**To be done:** Copy out the data exactly, leaving the pictures behind.

**Supplied information:**
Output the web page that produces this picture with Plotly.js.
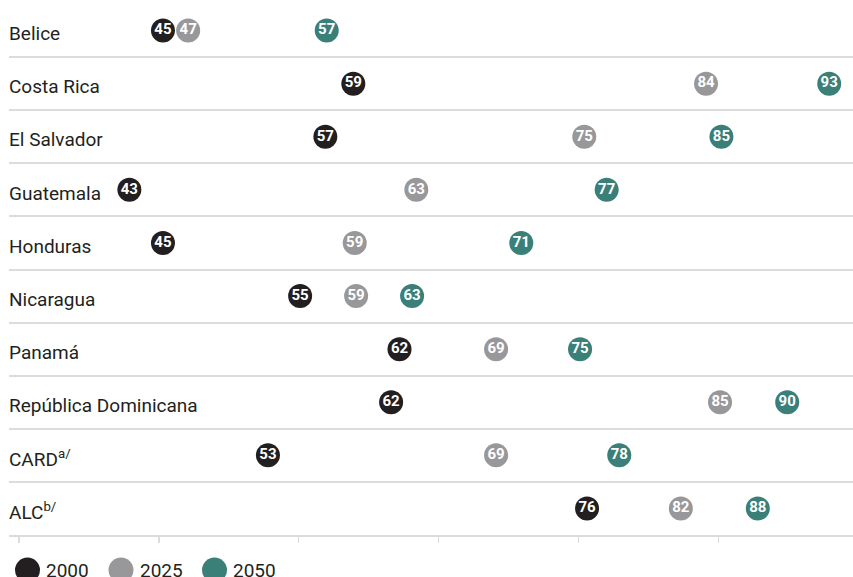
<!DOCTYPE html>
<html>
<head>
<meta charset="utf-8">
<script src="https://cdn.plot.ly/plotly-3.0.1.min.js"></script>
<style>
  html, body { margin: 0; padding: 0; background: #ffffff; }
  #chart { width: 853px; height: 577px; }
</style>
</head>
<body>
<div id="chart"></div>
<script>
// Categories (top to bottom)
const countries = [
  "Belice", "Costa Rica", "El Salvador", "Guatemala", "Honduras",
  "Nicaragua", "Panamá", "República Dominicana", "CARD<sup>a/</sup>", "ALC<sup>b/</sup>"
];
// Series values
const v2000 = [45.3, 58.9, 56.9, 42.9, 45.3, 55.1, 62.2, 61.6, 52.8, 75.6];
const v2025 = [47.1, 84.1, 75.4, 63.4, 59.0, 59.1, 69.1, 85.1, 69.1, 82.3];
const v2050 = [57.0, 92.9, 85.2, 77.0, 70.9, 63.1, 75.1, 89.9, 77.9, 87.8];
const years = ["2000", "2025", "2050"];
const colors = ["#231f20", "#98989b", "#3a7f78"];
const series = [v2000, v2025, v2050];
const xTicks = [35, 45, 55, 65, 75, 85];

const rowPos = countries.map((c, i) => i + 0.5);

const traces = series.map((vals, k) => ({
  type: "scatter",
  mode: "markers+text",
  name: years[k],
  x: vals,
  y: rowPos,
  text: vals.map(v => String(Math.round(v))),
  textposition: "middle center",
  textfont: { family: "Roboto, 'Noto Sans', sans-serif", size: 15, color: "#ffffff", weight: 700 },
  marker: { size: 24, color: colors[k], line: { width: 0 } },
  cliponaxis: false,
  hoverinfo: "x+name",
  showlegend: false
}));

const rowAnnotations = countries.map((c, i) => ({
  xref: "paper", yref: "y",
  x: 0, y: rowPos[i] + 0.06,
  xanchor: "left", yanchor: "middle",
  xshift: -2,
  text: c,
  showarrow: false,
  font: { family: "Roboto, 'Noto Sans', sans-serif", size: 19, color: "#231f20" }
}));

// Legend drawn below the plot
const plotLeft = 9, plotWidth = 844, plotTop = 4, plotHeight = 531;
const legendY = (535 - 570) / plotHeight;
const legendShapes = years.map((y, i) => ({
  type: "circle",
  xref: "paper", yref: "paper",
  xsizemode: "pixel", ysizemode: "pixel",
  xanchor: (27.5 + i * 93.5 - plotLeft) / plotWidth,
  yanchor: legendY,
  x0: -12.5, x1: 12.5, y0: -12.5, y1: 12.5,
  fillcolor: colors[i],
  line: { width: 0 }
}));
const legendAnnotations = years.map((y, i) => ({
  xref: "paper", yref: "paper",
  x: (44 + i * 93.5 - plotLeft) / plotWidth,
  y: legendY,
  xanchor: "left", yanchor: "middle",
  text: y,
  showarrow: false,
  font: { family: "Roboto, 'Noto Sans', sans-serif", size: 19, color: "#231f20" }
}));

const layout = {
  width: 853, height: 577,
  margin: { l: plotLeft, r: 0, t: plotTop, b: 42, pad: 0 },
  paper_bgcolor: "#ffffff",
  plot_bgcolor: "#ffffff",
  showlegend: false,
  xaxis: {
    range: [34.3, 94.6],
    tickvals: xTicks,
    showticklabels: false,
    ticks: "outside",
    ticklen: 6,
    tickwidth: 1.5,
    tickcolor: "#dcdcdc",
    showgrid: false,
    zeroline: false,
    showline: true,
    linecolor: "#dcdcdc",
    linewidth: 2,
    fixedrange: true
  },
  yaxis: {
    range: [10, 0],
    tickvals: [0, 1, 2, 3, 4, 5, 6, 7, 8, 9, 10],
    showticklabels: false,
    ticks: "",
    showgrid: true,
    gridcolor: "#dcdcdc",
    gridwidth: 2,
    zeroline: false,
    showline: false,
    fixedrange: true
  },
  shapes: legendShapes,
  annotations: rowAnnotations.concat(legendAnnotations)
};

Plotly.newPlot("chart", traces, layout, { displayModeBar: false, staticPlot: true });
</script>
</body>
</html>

**Full solution:**
Output the web page that produces this picture with Plotly.js.
<!DOCTYPE html>
<html>
<head>
<meta charset="utf-8">
<script src="https://cdn.plot.ly/plotly-3.0.1.min.js"></script>
<style>
  html, body { margin: 0; padding: 0; background: #ffffff; }
  #chart { width: 853px; height: 577px; }
</style>
</head>
<body>
<div id="chart"></div>
<script>
// Categories (top to bottom)
const countries = [
  "Belice", "Costa Rica", "El Salvador", "Guatemala", "Honduras",
  "Nicaragua", "Panamá", "República Dominicana", "CARD<sup>a/</sup>", "ALC<sup>b/</sup>"
];
// Series values
const v2000 = [45.3, 58.9, 56.9, 42.9, 45.3, 55.1, 62.2, 61.6, 52.8, 75.6];
const v2025 = [47.1, 84.1, 75.4, 63.4, 59.0, 59.1, 69.1, 85.1, 69.1, 82.3];
const v2050 = [57.0, 92.9, 85.2, 77.0, 70.9, 63.1, 75.1, 89.9, 77.9, 87.8];
const years = ["2000", "2025", "2050"];
const colors = ["#231f20", "#98989b", "#3a7f78"];
const series = [v2000, v2025, v2050];
const xTicks = [35, 45, 55, 65, 75, 85];

const rowPos = countries.map((c, i) => i + 0.5);

const traces = series.map((vals, k) => ({
  type: "scatter",
  mode: "markers+text",
  name: years[k],
  x: vals,
  y: rowPos,
  text: vals.map(v => String(Math.round(v))),
  textposition: "middle center",
  textfont: { family: "Roboto, 'Noto Sans', sans-serif", size: 15, color: "#ffffff", weight: 700 },
  marker: { size: 24, color: colors[k], line: { width: 0 } },
  cliponaxis: false,
  hoverinfo: "x+name",
  showlegend: false
}));

const rowAnnotations = countries.map((c, i) => ({
  xref: "paper", yref: "y",
  x: 0, y: rowPos[i] + 0.06,
  xanchor: "left", yanchor: "middle",
  xshift: -2,
  text: c,
  showarrow: false,
  font: { family: "Roboto, 'Noto Sans', sans-serif", size: 19, color: "#231f20" }
}));

// Legend drawn below the plot
const plotLeft = 9, plotWidth = 844, plotTop = 4, plotHeight = 531;
const legendY = (535 - 570) / plotHeight;
const legendShapes = years.map((y, i) => ({
  type: "circle",
  xref: "paper", yref: "paper",
  xsizemode: "pixel", ysizemode: "pixel",
  xanchor: (27.5 + i * 93.5 - plotLeft) / plotWidth,
  yanchor: legendY,
  x0: -12.5, x1: 12.5, y0: -12.5, y1: 12.5,
  fillcolor: colors[i],
  line: { width: 0 }
}));
const legendAnnotations = years.map((y, i) => ({
  xref: "paper", yref: "paper",
  x: (44 + i * 93.5 - plotLeft) / plotWidth,
  y: legendY,
  xanchor: "left", yanchor: "middle",
  text: y,
  showarrow: false,
  font: { family: "Roboto, 'Noto Sans', sans-serif", size: 19, color: "#231f20" }
}));

const layout = {
  width: 853, height: 577,
  margin: { l: plotLeft, r: 0, t: plotTop, b: 42, pad: 0 },
  paper_bgcolor: "#ffffff",
  plot_bgcolor: "#ffffff",
  showlegend: false,
  xaxis: {
    range: [34.3, 94.6],
    tickvals: xTicks,
    showticklabels: false,
    ticks: "outside",
    ticklen: 6,
    tickwidth: 1.5,
    tickcolor: "#dcdcdc",
    showgrid: false,
    zeroline: false,
    showline: true,
    linecolor: "#dcdcdc",
    linewidth: 2,
    fixedrange: true
  },
  yaxis: {
    range: [10, 0],
    tickvals: [0, 1, 2, 3, 4, 5, 6, 7, 8, 9, 10],
    showticklabels: false,
    ticks: "",
    showgrid: true,
    gridcolor: "#dcdcdc",
    gridwidth: 2,
    zeroline: false,
    showline: false,
    fixedrange: true
  },
  shapes: legendShapes,
  annotations: rowAnnotations.concat(legendAnnotations)
};

Plotly.newPlot("chart", traces, layout, { displayModeBar: false, staticPlot: true });
</script>
</body>
</html>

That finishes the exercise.